Voyez surtout cet endroit[1] :

Allez, tous vos discours ne me font point de peur ;
Je sais comme je parle, et le ciel voit mon cœur.
Il est de faux dévots ainsi que de faux braves, etc.

Presque tous les caractères de cette pièce sont originaux ; il n’y en a aucun qui ne soit bon, et celui du Tartuffe est parfait. On admire la conduite de la pièce jusqu’au dénoûment ; on sent combien il est forcé, et combien les louanges du roi, quoique mal amenées, étaient nécessaires pour soutenir Molière contre ses ennemis[2].

Dans les premières représentations, l’imposteur se nommait Panulphe, et ce n’était qu’à la dernière scène qu’on apprenait son véritable nom de Tartuffe, sous lequel ses impostures étaient supposées être connues du roi. À cela près, la pièce était comme elle est aujourd’hui. Le changement le plus marqué qu’on y ait fait est à ce vers :

Ô ciel ! pardonne-moi la douleur qu’il me donne[3].

Il y avait :

Ô ciel ! pardonne-moi, comme je lui pardonne.
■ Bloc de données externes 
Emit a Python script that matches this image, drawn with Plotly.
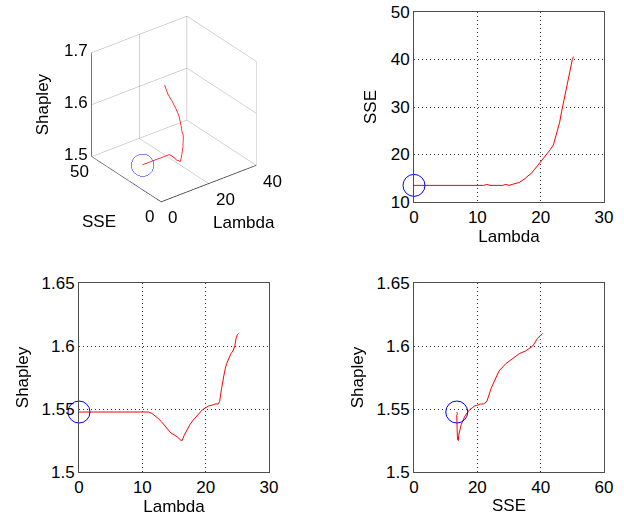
import plotly.graph_objects as go

# Regularisation path: penalty weight, fit error and Shapley value
lam = [0.0, 11.0, 11.5, 12.0, 12.5, 13.0, 13.5, 14.0, 14.5, 15.0, 15.5, 16.0,
       16.3, 16.6, 17.0, 17.5, 18.0, 18.5, 19.0, 19.5, 20.0, 20.5, 21.0, 21.5,
       22.0, 22.2, 22.5, 22.8, 23.0, 23.3, 23.6, 24.0, 24.3, 24.6, 24.8, 25.0, 25.2]
sse = [13.5, 13.5, 13.7, 13.5, 13.5, 13.5, 13.5, 13.5, 13.7, 13.5, 13.7, 13.8,
       14.0, 14.1, 14.4, 14.9, 15.5, 16.0, 16.8, 17.6, 18.4, 19.2, 20.0, 21.0,
       22.0, 23.0, 24.3, 25.8, 26.8, 29.0, 31.0, 33.3, 35.2, 37.5, 39.0, 40.0, 40.6]
shap = [1.5476, 1.5476, 1.5465, 1.5448, 1.5425, 1.540, 1.537, 1.534, 1.531, 1.5295,
        1.528, 1.5255, 1.5250, 1.529, 1.533, 1.5375, 1.541, 1.544, 1.547, 1.5495,
        1.551, 1.5525, 1.553, 1.554, 1.554, 1.556, 1.566, 1.575, 1.580, 1.586,
        1.590, 1.594, 1.596, 1.600, 1.606, 1.609, 1.610]

lam_ticks = [0, 10, 20, 30]
sse_ticks = [10, 20, 30, 40, 50]
shap_ticks = [1.5, 1.55, 1.6, 1.65]
shap_ticktext = ["1.5", "1.55", "1.6", "1.65"]
sse2_ticks = [0, 20, 40, 60]

lam3_ticks = [0, 20, 40]
sse3_ticks = [0, 50]
shap3_ticks = [1.5, 1.6, 1.7]

W, H = 624, 529
FONT = "Liberation Sans, Arial, sans-serif"
FS = 17
AXC = "#4d4d4d"
RED = "#ff0000"
BLUE = "#0000ff"


def px_dom(a, b, total, flip=False):
    if flip:
        return [(total - b) / total, (total - a) / total]
    return [a / total, b / total]


fig = go.Figure()

# 3-D view of the path
fig.add_trace(go.Scatter3d(x=lam, y=sse, z=shap, mode="lines",
                           line=dict(color=RED, width=1.5), scene="scene",
                           showlegend=False))
fig.add_trace(go.Scatter3d(x=[lam[0]], y=[sse[0]], z=[shap[0]], mode="markers",
                           marker=dict(symbol="circle", size=13,
                                       color="rgba(0,0,255,0)",
                                       line=dict(color=BLUE, width=1)),
                           scene="scene", showlegend=False))

# 2-D projections
panels = [
    ("x", "y", lam, sse),
    ("x2", "y2", lam, shap),
    ("x3", "y3", sse, shap),
]
for xa, ya, xs, ys in panels:
    fig.add_trace(go.Scatter(x=xs, y=ys, mode="lines", xaxis=xa, yaxis=ya,
                             line=dict(color=RED, width=1), showlegend=False))
    fig.add_trace(go.Scatter(x=[xs[0]], y=[ys[0]], mode="markers", xaxis=xa,
                             yaxis=ya, cliponaxis=False, showlegend=False,
                             marker=dict(symbol="circle-open", size=22,
                                         color=BLUE, line=dict(color=BLUE, width=1))))

common = dict(showline=True, mirror=True, linecolor=AXC, linewidth=1,
              showgrid=True, gridcolor="#333333", griddash="1px,3px", gridwidth=1,
              zeroline=False, ticks="", tickfont=dict(size=FS, color="#000"),
              title_font=dict(size=FS, color="#000"), fixedrange=True,
              automargin=False)

top = px_dom(12, 202, H, flip=True)
bot = px_dom(283, 472, H, flip=True)
right = px_dom(414, 604, W)
left = px_dom(79, 269, W)

ax3 = dict(showgrid=True, gridcolor="#a8a8a8", gridwidth=1, showline=True,
           linecolor="#222222", linewidth=1.5, zeroline=False, showbackground=False,
           showspikes=False, ticks="", showticklabels=False, title=dict(text=""))

# 3-D tick labels and titles as scene annotations (kept upright)
ann3 = []
tf = dict(family=FONT, size=FS, color="#000")
for v in lam3_ticks:
    ann3.append(dict(x=v, y=0, z=1.5, text=str(v), showarrow=False, font=tf,
                     xanchor="left", yanchor="middle", xshift=5, yshift=-16))
for v in sse3_ticks:
    ann3.append(dict(x=0, y=v, z=1.5, text=str(v), showarrow=False, font=tf,
                     xanchor="center", yanchor="middle", xshift=-12, yshift=-15))
for v in shap3_ticks:
    ann3.append(dict(x=0, y=50, z=v, text=f"{v:.1f}", showarrow=False, font=tf,
                     xanchor="right", yanchor="middle", xshift=-2, yshift=2))
ann3.append(dict(x=20, y=0, z=1.5, text="Lambda", showarrow=False, font=tf,
                 xanchor="center", yanchor="middle", xshift=35, yshift=-39))
ann3.append(dict(x=0, y=25, z=1.5, text="SSE", showarrow=False, font=tf,
                 xanchor="center", yanchor="middle", xshift=-27, yshift=-42))
ann3.append(dict(x=0, y=50, z=1.6, text="Shapley", showarrow=False, font=tf,
                 textangle=-90, xanchor="center", yanchor="middle", xshift=-49))

fig.update_layout(
    width=W, height=H, margin=dict(l=0, r=0, t=0, b=0, autoexpand=False),
    paper_bgcolor="white", plot_bgcolor="white",
    font=dict(family=FONT, size=FS, color="#000"),
    xaxis=dict(domain=right, range=[0, 30], tickvals=lam_ticks,
               title=dict(text="Lambda", standoff=2), anchor="y", **common),
    yaxis=dict(domain=top, range=[10, 50], tickvals=sse_ticks,
               title=dict(text="SSE", standoff=9), anchor="x", **common),
    xaxis2=dict(domain=left, range=[0, 30], tickvals=lam_ticks,
                title=dict(text="Lambda", standoff=2), anchor="y2", **common),
    yaxis2=dict(domain=bot, range=[1.5, 1.65], tickvals=shap_ticks,
                ticktext=shap_ticktext,
                title=dict(text="Shapley", standoff=8), anchor="x2", **common),
    xaxis3=dict(domain=right, range=[0, 60], tickvals=sse2_ticks,
                title=dict(text="SSE", standoff=2), anchor="y3", **common),
    yaxis3=dict(domain=bot, range=[1.5, 1.65], tickvals=shap_ticks,
                ticktext=shap_ticktext,
                title=dict(text="Shapley", standoff=8), anchor="x3", **common),
    scene=dict(
        domain=dict(x=px_dom(24, 324, W), y=px_dom(9, 209, H, flip=True)),
        xaxis=dict(range=[0, 40], tickvals=lam3_ticks, **ax3),
        yaxis=dict(range=[0, 50], tickvals=sse3_ticks, **ax3),
        zaxis=dict(range=[1.5, 1.7], tickvals=shap3_ticks, **ax3),
        aspectmode="manual", aspectratio=dict(x=1.2, y=1.14, z=1.2),
        camera=dict(projection=dict(type="orthographic"),
                    up=dict(x=0, y=0, z=1), center=dict(x=0, y=0, z=0),
                    eye=dict(x=-0.527 * 1.64, y=-0.687 * 1.64, z=0.5 * 1.64)),
        bgcolor="rgba(0,0,0,0)",
        annotations=ann3,
    ),
)

fig.write_html("out.html")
Qui croirait que le succès de cette admirable pièce eût été balancé par celui d’une comédie qu’on appelle la Femme juge et partie, qui fut jouée à l’hôtel de Bourgogne aussi longtemps que le Tartuffe au Palais-Royal ? Montfleury[4], comédien de l’hôtel de Bourgogne, auteur de la Femme juge et partie, se croyait égal à Molière, et la préface qu’on a mise au devant du recueil de ce Montfleury avertit que Monsieur de Monfleury était un grand homme. Le succès de la Femme juge et partie, et de tant d’autres pièces médiocres, dépend uniquement d’une situation que le jeu d’un acteur fait valoir. On sait qu’au théâtre il faut peu de chose pour faire réussir ce qu’on méprise à la lecture. On représenta sur le théâtre de l’hôtel de Bourgogne, à la suite de la

  1. Acte Ier, scène vi.
  2. Ce dénoûment était le seul historiquement vraisemblable. C’est ainsi qu’on le juge aujourd’hui.
  3. Acte III, scène vii. Dans toutes les éditions du Tartuffe, on lit pardonne-lui. Voltaire, en 1739 et en 1764, a imprimé pardonne-moi, comme dans la variante.
  4. Antoine Jacob, dit Montfleury, auteur de la Femme juge et partie, n’était pas comédien. C’était son père qui l’avait été sous ce nom de Montfleury.